2. Workflow Validation — Can the workflow create structured, usable signal?

Even if behavior exists, the workflow might be too chaotic to translate into intelligence.

You must validate:

  • if steps are consistent

  • if context is capturable

  • if signal appears at predictable moments

  • if corrections can be extracted

  • if users will follow the path needed for the loop

Most AI products fail here — not at the model, but at the workflow.

3. Intelligence Validation — Can the system generate useful output early?

This is not about building an advanced model. It is about proving the minimum viable intelligence:

  • simple rules

  • early prompts

  • guardrails

  • heuristics

  • structured examples

You validate the existence of value before sophistication.

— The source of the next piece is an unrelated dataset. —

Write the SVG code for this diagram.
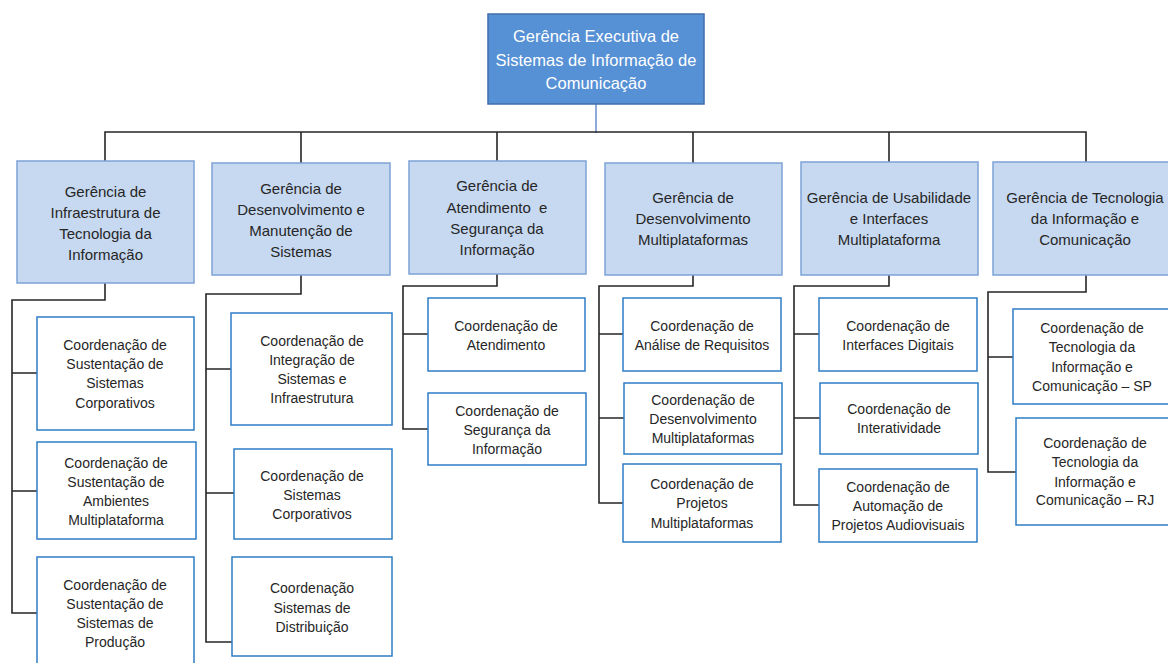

If a crude version cannot return value, a sophisticated version will not save it.

The Validation-First Cycle

A real validation process follows a simple rhythm:

1. Observe

Watch the workflow as it exists. No interventions. No design yet. No assumptions. Just reality.

2. Distill

Extract the repeated steps, decisions, context, inputs, outputs, and signals. This is where you discover the “learning moments.”

3. Simulate

Create a low-fidelity representation of the workflow. This is not a prototype. It is a simulation of the learning loop.

4. Stress-Test

Run users through the workflow. Identify where it breaks. Identify where they break. Identify where the loop collapses.

5. Capture

Collect corrections, clarifications, and failures. These are not bugs — they are training data.

6. Iterate

Adapt the workflow until:

  • the loop is stable

  • the signal is clear

  • the value is felt

  • the learning is possible

Only then do you build.

Why AI-Native Products Fail Without Validation

Validation failures in AI-native systems are more dangerous than in traditional products because they propagate:

  • bad workflows become bad data

  • bad data becomes bad intelligence

  • bad intelligence becomes bad decisions

  • bad decisions become user mistrust

  • mistrust kills the learning loop

One wrong assumption becomes tens of thousands of wrong predictions.

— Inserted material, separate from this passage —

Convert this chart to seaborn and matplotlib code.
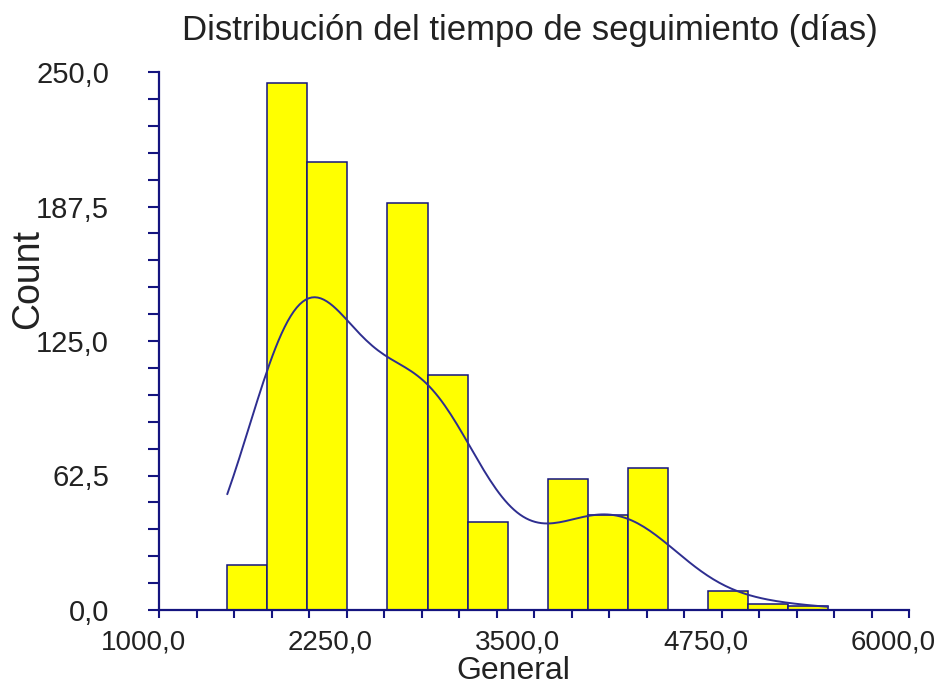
import numpy as np
import pandas as pd
import matplotlib
matplotlib.use("Agg")
import matplotlib.pyplot as plt
import matplotlib.transforms as mtransforms
from matplotlib.ticker import MultipleLocator
import seaborn as sns

# Follow-up time histogram: bin edges (days) and counts per bin
bin_edges = [1455, 1722, 1989, 2256, 2523, 2790, 3057, 3324, 3591,
             3858, 4125, 4392, 4659, 4926, 5193, 5460]
counts = [21, 245, 208, 0, 189, 109, 41, 0, 61, 44, 66, 0, 9, 3, 2]

x_ticks = [1000, 2250, 3500, 4750, 6000]
x_tick_labels = ["1000,0", "2250,0", "3500,0", "4750,0", "6000,0"]
y_ticks = [0, 62.5, 125, 187.5, 250]
y_tick_labels = ["0,0", "62,5", "125,0", "187,5", "250,0"]

title = "Distribución del tiempo de seguimiento (días)"
x_label = "General"
y_label = "Count"

centers = [(a + b) / 2 for a, b in zip(bin_edges[:-1], bin_edges[1:])]
df = pd.DataFrame({"dias": centers, "n": counts})

sns.set_style("white")
plt.rcParams["font.family"] = ["Liberation Sans", "DejaVu Sans"]

navy = "#14147f"
curve = "#2e2e90"
text_col = "#222222"

fig = plt.figure(figsize=(9.38, 6.86), dpi=100)
ax = fig.add_axes([159 / 938, 1 - 610 / 686, 750 / 938, 538 / 686])

# Histogram with a count-scaled kernel density curve over the data range
sns.histplot(data=df, x="dias", weights="n", bins=bin_edges, ax=ax,
             color="#ffff00", alpha=1.0, edgecolor=navy, linewidth=1.1,
             kde=True,
             kde_kws={"bw_adjust": 0.55, "cut": 3,
                      "clip": (bin_edges[0], bin_edges[-1])},
             line_kws={"color": curve, "linewidth": 1.4})
for line in ax.lines:
    line.set_color(curve)

ax.set_xlim(1000, 6000)
ax.set_ylim(0, 250)
ax.set_xticks(x_ticks)
ax.set_xticklabels(x_tick_labels)
ax.set_yticks(y_ticks)
ax.set_yticklabels(y_tick_labels)
ax.xaxis.set_minor_locator(MultipleLocator(250))
ax.yaxis.set_minor_locator(MultipleLocator(12.5))

for s in ["top", "right"]:
    ax.spines[s].set_visible(False)
for s in ["left", "bottom"]:
    ax.spines[s].set_color(navy)
    ax.spines[s].set_linewidth(1.6)

ax.tick_params(axis="y", which="both", direction="out", length=8, width=1.5,
               color=navy, left=True, labelsize=21, pad=28, labelcolor=text_col)
ax.tick_params(axis="x", which="both", direction="out", length=6, width=1.5,
               color=navy, bottom=True, labelsize=20, pad=8, labelcolor=text_col)

# x tick labels sit slightly left of their ticks
shift = mtransforms.ScaledTranslation(-16 / 100, 0, fig.dpi_scale_trans)
for lbl in ax.get_xticklabels():
    lbl.set_transform(lbl.get_transform() + shift)

ax.set_xlabel(x_label, fontsize=23, color=text_col)
ax.xaxis.set_label_coords((513 - 159) / 750, -0.0855)
ax.set_ylabel(y_label, fontsize=27, color=text_col)
ax.yaxis.set_label_coords(-(159 - 46) / 750, 0.615)
ax.yaxis.label.set_verticalalignment("bottom")

fig.text(530 / 938, 1 - 40 / 686, title, ha="center", va="baseline",
         fontsize=25, color=text_col)

fig.savefig("out.png", dpi=100, facecolor="white")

That is why AI-native founders must validate with almost scientific rigor. They are not validating a product; they are validating the future intelligence of the company.

How to Validate Before You Build Anything

Here is a practical path AI-native founders can apply immediately:

  1. Record real interactions where the workflow happens.

  2. Mark every moment of truth — where decisions, judgment, or corrections appear.

  3. Extract the minimal input needed to reproduce the value.

  4. Define a simple output that would deliver meaningful assistance.

  5. Mock the output manually before automating it.

  6. Observe the impact — does it save time? Reduce effort? Improve accuracy?

  7. Collect the corrections — these become your first dataset.

  8. Refine the workflow, not the model, until learning is consistent.

  9. Prove the loop works in the wild — not just in a controlled environment.

  10. Only then automate the simplest version of the loop.

This sequence avoids 90% of the wasted effort AI-native founders experience.

The Myth That Kills AI Products

Many founders believe:

“If I build something impressive, users will adapt.”

AI-native founders believe the opposite:

“If I build something users can flow through, intelligence will adapt.”

The workflow must bend the system, not the system bend the workflow.

This humility — this willingness to let reality shape the design — is the essence of validation-first thinking.

The Takeaway

The AI-native era rewards founders who validate early, honestly, and relentlessly. Because validation is not about preventing failure — it is about teaching the system the right lessons from day one.

Before intelligence, validate truth. Before scale, validate behavior. Before automation, validate the loop.

AI-native founders don’t skip validation. They build on it. Because they understand one principle:

If you validate the loop, the product will learn. If you don’t validate the loop, nothing else will matter.